Each year, the American Foundation for Suicide Prevention hosts the Out of the Darkness Walk for Suicide Prevention. On Nov. 7, Samford students and faculty attended the walk to help promote suicide awareness on campus and in the Birmingham community.
University Counselor and Wellness Coordinator Lyndsay Clark has been in charge of organizing a group from Samford to attend the walk over the past three years.
“It is a hard thing to talk about. It’s hard for somebody to come even one-on-one in the counseling setting and talk about it, so for sure it’s not something where people are like, ‘I want to go learn about suicide,’ so we do our best,” Clark said.
The Out of the Darkness Walk is a fundraising event where the money raised is put toward suicide prevention efforts. The walk was held at Veteran’s Park in Birmingham. There are always food trucks and vendors at the event, making it lively and enjoyable for those in attendance. Clark explained that there was also a bead station, where participants chose different colored beads to wear while walking.
“(Each color) represents how you are connected to the topic of suicide,” Clark said.
Before the walk began, several speakers gave testimonies of their own experiences with suicide, including Samford Political Science Professor Marissa Grayson. Grayson is the former chair of the Alabama chapter of AFSP and the current chair of the Out of the Darkness Walk.
“The Birmingham Out of the Darkness Walk is a time for people impacted by suicide, whether they lost a loved one, have lived experience, work in the mental health profession or just care about the cause, to come together to raise funds for suicide prevention and spread a message of hope,” Grayson said. “The walk allows people to grieve together, to support one another, to remind each other they are not alone and to connect with resources in the area.”
A group of around 10 students and faculty from Samford attended the event with the Counseling and Wellness Office. Two graduate programs, the McWhorter School of Pharmacy and Cumberland School of Law, also brought large groups of students to the walk.
Clark explained that she was made aware of the event about three years ago, and Samford has sent a group ever since. This is Clark’s seventh year on staff at Samford, and she said that in the past few years, she has tried to provide more than just one-on-one therapy on campus, such as wellness cadres and other opportunities to discuss mental health. She tries to identify a specific wellness topic once a month. In September, the office focused on sexual assault awareness, and in November, they are focusing on depression and suicide.

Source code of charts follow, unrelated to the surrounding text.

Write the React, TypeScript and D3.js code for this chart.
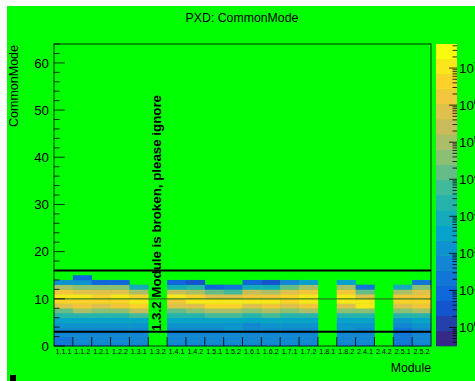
import React from "react";
import * as d3 from "d3";

const modules = [
  "1.1.1", "1.1.2", "1.2.1", "1.2.2", "1.3.1", "1.3.2", "1.4.1", "1.4.2", "1.5.1", "1.5.2",
  "1.6.1", "1.6.2", "1.7.1", "1.7.2", "1.8.1", "1.8.2", "2.4.1", "2.4.2", "2.5.1", "2.5.2",
];

// log10(entries) for each CommonMode bin (0, 1, 2, ...) per module
const logCounts: number[][] = [
  [1.33, 1.33, 1.74, 1.74, 2.15, 2.56, 3.37, 4.18, 5.81, 6.63, 7.03, 6.22, 5.0, 2.15],
  [1.74, 1.74, 1.74, 1.74, 2.15, 2.56, 3.37, 5.0, 6.22, 6.63, 7.03, 5.81, 4.59, 2.15, 0.93],
  [1.74, 1.74, 1.74, 1.74, 2.15, 2.56, 3.37, 4.59, 5.81, 6.63, 6.63, 5.81, 4.59, 0.93],
  [1.74, 1.74, 1.74, 1.74, 2.15, 2.56, 3.37, 4.59, 6.22, 6.63, 7.03, 5.81, 4.59, 0.93],
  [1.74, 1.74, 1.74, 1.74, 2.15, 2.56, 3.78, 5.41, 6.63, 7.03, 6.63, 5.0, 2.96],
  [],
  [1.74, 1.74, 1.74, 1.74, 2.15, 2.56, 3.37, 4.18, 5.81, 6.22, 7.03, 5.41, 2.96, 0.93],
  [1.74, 1.74, 1.74, 1.74, 2.15, 2.56, 3.37, 4.59, 5.81, 7.03, 6.63, 5.0, 3.37, 0.52],
  [1.74, 1.74, 1.74, 1.74, 2.15, 2.56, 3.78, 5.0, 6.63, 7.03, 5.81, 4.18, 0.93],
  [1.74, 1.74, 1.74, 2.15, 2.15, 2.56, 3.78, 5.0, 6.63, 7.03, 5.81, 3.78, 1.33],
  [1.74, 1.74, 1.74, 1.74, 1.74, 2.56, 3.37, 4.59, 5.81, 7.03, 6.22, 5.41, 2.96, 0.93],
  [1.74, 1.74, 1.74, 1.74, 2.15, 2.56, 3.78, 5.0, 6.22, 7.03, 6.22, 5.0, 2.96, 0.52],
  [1.74, 1.74, 1.74, 1.74, 2.15, 2.56, 3.37, 4.59, 5.81, 6.63, 6.63, 5.81, 4.18, 1.74],
  [1.74, 1.74, 1.74, 1.74, 2.15, 2.56, 3.37, 5.0, 6.22, 7.03, 7.03, 6.22, 5.0, 2.56],
  [],
  [1.74, 1.74, 1.74, 2.15, 2.15, 2.56, 3.37, 4.59, 5.81, 7.03, 7.03, 6.22, 5.0, 2.56],
  [1.74, 1.74, 1.74, 1.74, 2.15, 2.56, 3.37, 4.59, 7.03, 7.03, 5.81, 4.18, 1.33],
  [],
  [1.33, 1.33, 1.33, 1.33, 1.74, 2.15, 3.37, 4.59, 5.81, 6.63, 6.22, 5.0, 2.96],
  [1.74, 1.74, 1.74, 1.74, 2.15, 2.56, 3.37, 5.0, 6.22, 6.63, 6.22, 5.81, 4.59, 1.33],
];

const limitLines = [3, 16];
const meanLine = 10;
const yTicks = [0, 10, 20, 30, 40, 50, 60];
const zDecades = [0, 1, 2, 3, 4, 5, 6, 7];
const brokenNote = "1.3.2 Module is broken, please ignore";

// ROOT kBird palette
const birdStops = [0, 0.125, 0.25, 0.375, 0.5, 0.625, 0.75, 0.875, 1];
const birdColors = [
  "#352a87", "#0f5cdd", "#1481d6", "#06a4ca", "#2eb7a4",
  "#87bf77", "#d1bb59", "#fec832", "#f9fb0e",
];

const W = 475;
const H = 381;
const font = "'Liberation Sans', Arial, Helvetica, sans-serif";

export default function App() {
  const left = 54, right = 431, top = 44, bottom = 346;
  const nLevels = 20;
  const zMin = -0.5, zMax = 7.65;

  const x = d3.scaleBand().domain(modules).range([left, right]);
  const y = d3.scaleLinear().domain([0, 64]).range([bottom, top]);
  const bird = d3.scaleLinear<string>().domain(birdStops).range(birdColors).interpolate(d3.interpolateRgb);
  const levelColor = (i: number) => bird(i / (nLevels - 1));
  const levelOf = (v: number) =>
    Math.max(0, Math.min(nLevels - 1, Math.floor(((v - zMin) / (zMax - zMin)) * nLevels)));

  const zScale = d3.scaleLinear().domain([zMin, zMax]).range([bottom, top]);
  const barL = 436, barR = 457;

  const cells: { key: string; x: number; y: number; h: number; fill: string }[] = [];
  logCounts.forEach((col, mi) => {
    col.forEach((v, bin) => {
      cells.push({
        key: `${mi}-${bin}`,
        x: x(modules[mi]) as number,
        y: y(bin + 1),
        h: y(bin) - y(bin + 1),
        fill: levelColor(levelOf(v)),
      });
    });
  });

  const yMinor = d3.range(0, 65, 2).filter((v) => v % 10 !== 0);
  const zMinor: number[] = [];
  for (let d = -1; d <= 7; d++) {
    for (let m = 2; m <= 9; m++) {
      const lv = d + Math.log10(m);
      if (lv > zMin && lv < zMax) zMinor.push(lv);
    }
  }

  const noteX = 161;
  const noteY = 331;

  return (
    <svg width={W} height={H} style={{ position: "absolute", left: 0, top: 0 }} fontFamily={font}>
      <rect x={0} y={0} width={W} height={H} fill="#ffffff" />
      <rect x={7} y={6} width={W - 7} height={H - 6} fill="#00ff00" />

      <text x={242} y={22} textAnchor="middle" fontSize={12.3} fill="#000">
        PXD: CommonMode
      </text>

      {cells.map((c) => (
        <rect key={c.key} x={c.x} y={c.y} width={x.bandwidth() + 0.3} height={c.h + 0.3} fill={c.fill} />
      ))}

      {/* limit lines */}
      {limitLines.map((v) => (
        <line key={v} x1={left} x2={right} y1={y(v)} y2={y(v)} stroke="#000" strokeWidth={2} />
      ))}
      <line x1={left} x2={right} y1={y(meanLine)} y2={y(meanLine)} stroke="#2b6a12" strokeWidth={1.2} opacity={0.85} />

      {/* frame */}
      <rect x={left} y={top} width={right - left} height={bottom - top} fill="none" stroke="#000" strokeWidth={0.8} />

      {/* y axis */}
      {yTicks.map((t) => (
        <g key={t}>
          <line x1={left} x2={left + 11} y1={y(t)} y2={y(t)} stroke="#000" strokeWidth={0.8} />
          <text x={49} y={y(t)} dy="0.36em" textAnchor="end" fontSize={13.3} fill="#000">
            {t}
          </text>
        </g>
      ))}
      {yMinor.map((t) => (
        <line key={t} x1={left} x2={left + 5.6} y1={y(t)} y2={y(t)} stroke="#000" strokeWidth={0.8} />
      ))}
      <text
        transform={`translate(18,${top + 1}) rotate(-90)`}
        textAnchor="end"
        fontSize={12.5}
        fill="#000"
      >
        CommonMode
      </text>

      {/* x axis */}
      {modules.map((m, i) => (
        <g key={m}>
          {i > 0 && (
            <line
              x1={x(m) as number}
              x2={x(m) as number}
              y1={bottom}
              y2={bottom - 9}
              stroke="#000"
              strokeWidth={0.8}
            />
          )}
          <text x={(x(m) as number) + x.bandwidth() / 2} y={354} textAnchor="middle" fontSize={7.2} fill="#000">
            {m}
          </text>
        </g>
      ))}
      <text x={right} y={372} textAnchor="end" fontSize={12.3} fill="#000">
        Module
      </text>

      {/* note */}
      <text
        transform={`translate(${noteX},${noteY}) rotate(-90)`}
        fontSize={13}
        fontWeight="bold"
        fill="#000"
        textLength={236}
        lengthAdjust="spacingAndGlyphs"
      >
        {brokenNote}
      </text>

      {/* palette */}
      {d3.range(nLevels).map((i) => {
        const z0 = zMin + (i * (zMax - zMin)) / nLevels;
        const z1 = zMin + ((i + 1) * (zMax - zMin)) / nLevels;
        return (
          <rect
            key={i}
            x={barL}
            y={zScale(z1)}
            width={barR - barL}
            height={zScale(z0) - zScale(z1) + 0.3}
            fill={levelColor(i)}
          />
        );
      })}
      {zMinor.map((v) => (
        <line key={v} x1={barR - 4.5} x2={barR} y1={zScale(v)} y2={zScale(v)} stroke="#000" strokeWidth={0.8} />
      ))}
      {zDecades.map((d) => (
        <g key={d}>
          <line x1={barR - 8} x2={barR} y1={zScale(d)} y2={zScale(d)} stroke="#000" strokeWidth={0.8} />
          <text x={459} y={zScale(d)} dy="0.36em" fontSize={13.3} fill="#000">
            10
            <tspan dy={-5} fontSize={9}>
              {d}
            </tspan>
          </text>
        </g>
      ))}

      <rect x={10} y={375} width={6} height={6} fill="#000" />
    </svg>
  );
}
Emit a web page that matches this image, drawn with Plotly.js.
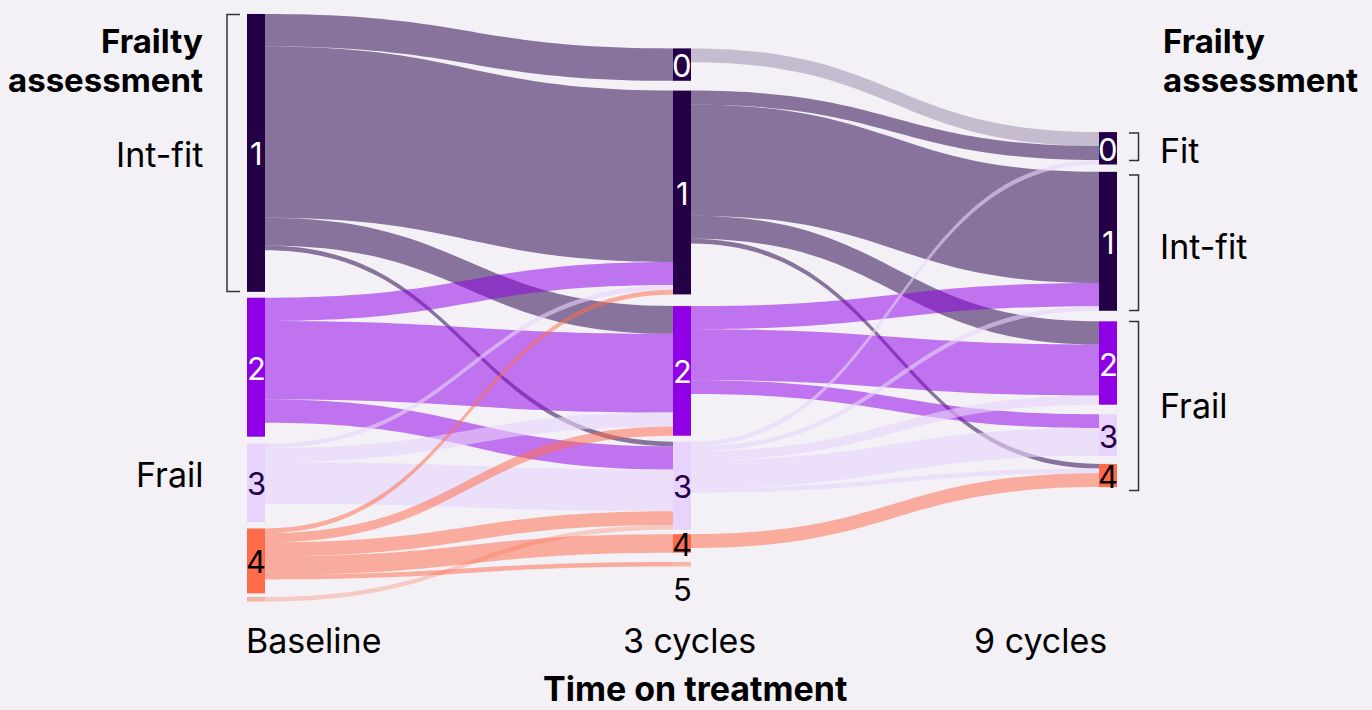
<!DOCTYPE html>
<html><head><meta charset="utf-8">
<script src="https://cdn.plot.ly/plotly-3.0.1.min.js"></script>
<style>html,body{margin:0;padding:0;background:#f3f1f6;}#chart{width:1372px;height:710px;}</style>
</head><body><div id="chart"></div>
<script>
// ---------------- data ----------------
const stages = ['Baseline', '3 cycles', '9 cycles'];
const axisTitle = 'Time on treatment';
const legendTitle = ['Frailty', 'assessment'];
// nodes: frailty score at each time point (last node collects patients who left the study)
const nodeScore = [1, 2, 3, 4, 5,   0, 1, 2, 3, 4, 5,   0, 1, 2, 3, 4,   null];
const nodeStage = [0, 0, 0, 0, 0,   1, 1, 1, 1, 1, 1,   2, 2, 2, 2, 2,   1];
const nodeLabels = ['1','2','3','4','5','0','1','2','3','4','5','0','1','2','3','4','Discontinued'];
// links (patients)
const linkSource = [0,0,0,0,0,  1,1,1,1,  2,2,2,2,  3,3,3,3,3,3,  4,
                    5,  6,6,6,6,  7,7,7,  8,8,8,8,8,  9];
const linkTarget = [5,6,7,8,16, 6,7,8,16, 6,7,8,16, 6,7,8,9,10,16, 8,
                    11, 11,12,13,15, 12,13,14, 11,12,13,14,15, 15];
const linkValue  = [7,37,6,1,9, 5,17,5,3, 1,3,9,4,  1,2,3,4,1,3,   1,
                    3,  3,24,5,1,   5,11,3,  1,1,2,6,1,   3];
// frailty groups (score ranges)
const groupLabels = ['Fit', 'Int-fit', 'Frail'];

// ---------------- layout / style ----------------
const W = 1372, H = 710, T = 14, PH = 585, B = H - T - PH;
const stageCX = [256, 682, 1108];
const nodeCY = [152.9, 367.2, 482.9, 560.9, 599.3,
                64.6, 192.5, 370.9, 485.7, 543.4, 564.2,
                148.3, 241.3, 363, 435, 475.5,
                700];
const nodeX = nodeStage.map(s => stageCX[s] / W);
const nodeY = nodeCY.map(y => (y - T) / PH);
const scoreColor = {0:'#240046',1:'#240046',2:'#8f00e6',3:'#e7d3fb',4:'#ff6c4a',5:'#f5b8a8'};
const linkColorOf = {0:'rgba(36,0,70,0.22)',1:'rgba(36,0,70,0.52)',2:'rgba(143,0,230,0.52)',
                     3:'rgba(231,211,251,0.6)',4:'rgba(255,108,74,0.52)',5:'rgba(255,108,74,0.3)'};
const labelColor = {0:'#ffffff',1:'#ffffff',2:'#ffffff',3:'#240046',4:'#000000',5:'#000000'};
const nodeColors = nodeScore.map(s => s === null ? 'rgba(0,0,0,0)' : scoreColor[s]);
const linkColors = linkSource.map((s, i) =>
  nodeScore[linkTarget[i]] === null ? 'rgba(0,0,0,0)' : linkColorOf[nodeScore[s]]);

const FONT = 'Inter, "Noto Sans", sans-serif';
const REG = 34, BOLD = 33;
const px = x => x / W;
const py = y => 1 - (y - T) / PH;

const annotations = [];
function txt(text, x, y, opts) {
  annotations.push(Object.assign({text, x: px(x), y: py(y), xref:'paper', yref:'paper',
    showarrow:false, xanchor:'center', yanchor:'middle', borderpad:0,
    font:{family:FONT, size:REG, color:'#000'}}, opts || {}));
}
// node number labels
nodeLabels.forEach((lab, i) => {
  const s = nodeScore[i];
  if (s === null) return;
  if (nodeStage[i] === 0 && s === 5) return;   // too small to label at baseline
  let y = nodeCY[i] + 1;
  if (s === 5) y = nodeCY[i] + 25;             // label below the tiny node
  txt(lab, stageCX[nodeStage[i]], y, {font:{family:FONT, size:31, color:labelColor[s]}});
});
// stage labels
txt(stages[0], 245, 640, {xanchor:'left'});
txt(stages[1], 689, 640);
txt(stages[2], 1108, 640, {xanchor:'right'});
txt('<b>' + axisTitle + '</b>', 695, 710, {yanchor:'bottom', font:{family:FONT, size:34, color:'#000'}});
// left legend
const bfont = {family:FONT, size:BOLD, color:'#000'};
txt('<b>' + legendTitle[0] + '</b>', 204, 41, {xanchor:'right', font:bfont});
txt('<b>' + legendTitle[1] + '</b>', 204, 80, {xanchor:'right', font:bfont});
txt(groupLabels[1], 204, 154, {xanchor:'right'});
txt(groupLabels[2], 204, 474, {xanchor:'right'});
// right legend
txt('<b>' + legendTitle[0] + '</b>', 1162, 41, {xanchor:'left', font:bfont});
txt('<b>' + legendTitle[1] + '</b>', 1162, 80, {xanchor:'left', font:bfont});
txt(groupLabels[0], 1159, 150, {xanchor:'left'});
txt(groupLabels[1], 1159, 247, {xanchor:'left'});
txt(groupLabels[2], 1159, 405, {xanchor:'left'});

// brackets
function bracket(xv, xt, y0, y1) {
  return {type:'path', xref:'paper', yref:'paper',
    path:`M ${px(xt)},${py(y0)} L ${px(xv)},${py(y0)} L ${px(xv)},${py(y1)} L ${px(xt)},${py(y1)}`,
    line:{color:'#333333', width:1.5}};
}
const shapes = [
  bracket(227, 240, 14.5, 291.5),
  bracket(1138.5, 1129, 133, 160.5),
  bracket(1138.5, 1129, 175, 310.5),
  bracket(1138.5, 1129, 321.5, 490.5)
];

const trace = {
  type:'sankey', orientation:'h', arrangement:'fixed',
  domain:{x:[0,1], y:[0,1]},
  node:{label: nodeLabels.map(() => ''), x: nodeX, y: nodeY, pad:5, thickness:18,
        color: nodeColors, line:{width:0}, hoverinfo:'none'},
  link:{source: linkSource, target: linkTarget, value: linkValue, color: linkColors, hoverinfo:'none'}
};
const layout = {
  width: W, height: H, margin:{l:0, r:0, t:T, b:B, pad:0},
  paper_bgcolor:'#f3f1f6', plot_bgcolor:'#f3f1f6',
  font:{family:FONT}, annotations, shapes, showlegend:false
};
Plotly.newPlot('chart', [trace], layout, {displayModeBar:false, staticPlot:true});
</script></body></html>
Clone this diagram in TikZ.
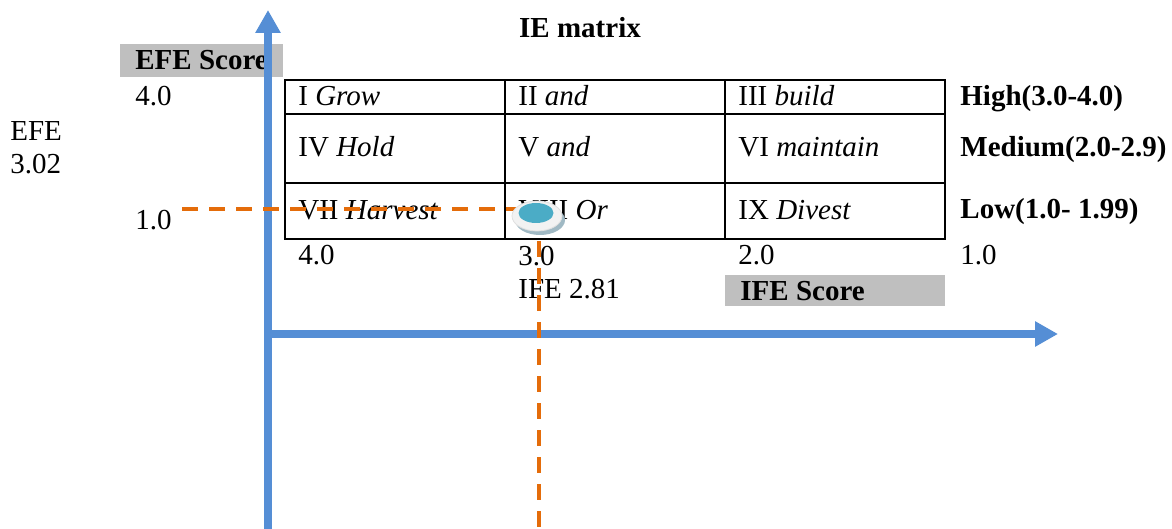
\documentclass[tikz,border=0pt]{standalone}
\usepackage{fontspec}
\setmainfont{Liberation Serif}
\usetikzlibrary{arrows.meta,shapes.geometric}
\definecolor{axisblue}{RGB}{85,142,213}
\definecolor{dashorange}{RGB}{228,108,10}
\definecolor{boxgray}{RGB}{191,191,191}
\definecolor{markteal}{RGB}{75,172,198}
\definecolor{markshadow}{RGB}{160,185,196}
\definecolor{markring}{RGB}{242,242,242}
\begin{document}
\begin{tikzpicture}[x=0.5pt,y=-0.5pt,
  every node/.style={font=\fontsize{14.5}{17}\selectfont, inner sep=0pt},
  lbl/.style={anchor=base west},
  blbl/.style={anchor=base west, font=\fontsize{14.5}{17}\selectfont\bfseries},
  scorebox/.style={fill=boxgray, anchor=north west},
  grid/.style={line width=1pt, draw=black},
  axis/.style={draw=axisblue, line width=4pt, -{Triangle[width=12pt,length=11.5pt]}},
  guide/.style={draw=dashorange, line width=2pt, dash pattern=on 8pt off 5.5pt}]
\useasboundingbox (0,0) rectangle (1172,529);

% title
\node[anchor=base, font=\fontsize{14.5}{17}\selectfont\bfseries] (title) at (580,38) {IE matrix};

% score boxes
\node[scorebox, minimum width=81.5pt, minimum height=16.5pt] (efebox) at (120,44) {};
\node[blbl] (efetext) at (135,70) {EFE Score};
\node[scorebox, minimum width=110pt, minimum height=15.5pt] (ifebox) at (725,275) {};
\node[blbl] (ifetext) at (740,300) {IFE Score};

% table grid
\draw[grid] (285,80) rectangle (945,239);
\draw[grid] (285,114) -- (945,114);
\draw[grid] (285,183) -- (945,183);
\draw[grid] (505,80) -- (505,239);
\draw[grid] (725,80) -- (725,239);

% cells
\node[lbl] (c11) at (298,106) {I \textit{Grow}};
\node[lbl] (c12) at (518,106) {II \textit{and}};
\node[lbl] (c13) at (738,106) {III \textit{build}};
\node[lbl] (c21) at (298,157) {IV \textit{Hold}};
\node[lbl] (c22) at (518,157) {V \textit{and}};
\node[lbl] (c23) at (738,157) {VI \textit{maintain}};
\node[lbl] (c31) at (298,220) {VII \textit{Harvest}};
\node[lbl] (c32) at (518,220) {VIII \textit{Or}};
\node[lbl] (c33) at (738,220) {IX \textit{Divest}};

% row labels
\node[blbl] (high) at (960,106) {High(3.0-4.0)};
\node[blbl] (med) at (960,157) {Medium(2.0-2.9)};
\node[blbl] (low) at (960,219) {Low(1.0- 1.99)};

% left scale
\node[lbl] (y40) at (135,106) {4.0};
\node[lbl] (y10) at (135,230) {1.0};
\node[lbl] (efe) at (10,141) {EFE};
\node[lbl] (efev) at (10,174) {3.02};

% bottom scale
\node[lbl] (x40) at (298,264) {4.0};
\node[lbl] (x30) at (518,265) {3.0};
\node[lbl] (x20) at (738,264) {2.0};
\node[lbl] (x10) at (960,264) {1.0};
\node[lbl] (ife) at (518,299) {IFE 2.81};

% axes
\coordinate (vbot) at (268,529);
\coordinate (vtop) at (268,10);
\coordinate (hleft) at (268,334);
\coordinate (hright) at (1058,334);
\draw[axis] (vbot) -- (vtop);
\draw[axis] (hleft) -- (hright);

% guides
\coordinate (mpos) at (539,214);
\coordinate (gstart) at (182,209);
\coordinate (gend) at (539,529);
\draw[guide] (gstart) -- (gstart -| mpos);
\draw[guide] (mpos) -- (gend);

% marker
\node[ellipse, fill=markshadow, minimum width=25pt, minimum height=15pt] (mshadow) at (540,220) {};
\node[ellipse, fill=markring, draw=black!12, line width=0.4pt, minimum width=25pt, minimum height=15pt] (mring) at (537,216) {};
\node[ellipse, fill=markteal, minimum width=17.5pt, minimum height=10pt] (mark) at (536,213) {};
\end{tikzpicture}
\end{document}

“We have a good bit of students who come in and have had passing thoughts. It is something that’s pretty private; it’s hard to talk about in general. Being a part of the walk and putting information out there feels helpful. Maybe a student who needs it will stumble upon it,” Clark said.
Clark said that she believes the topic of suicide is very important to discuss, especially on a college campus where students are going through a lot of psychosocial developmental change.
“I think it’s good to talk about hard and awkward things. And that’s true in any field. We’re in a higher-ed setting, which is where students are exposed to new thoughts or new ideas or new ways of thinking about mental health or holistic health,” Clark said. “It just feels like a really great place to put that on students’ radars.”
AFSP had another successful fundraiser this year as it continues to raise money for suicide prevention efforts and education. Clark and the rest of the Counseling Office is looking forward to attending the walk again next year, and she encourages students to utilize the on-campus resources to educate themselves and others on important topics such as this.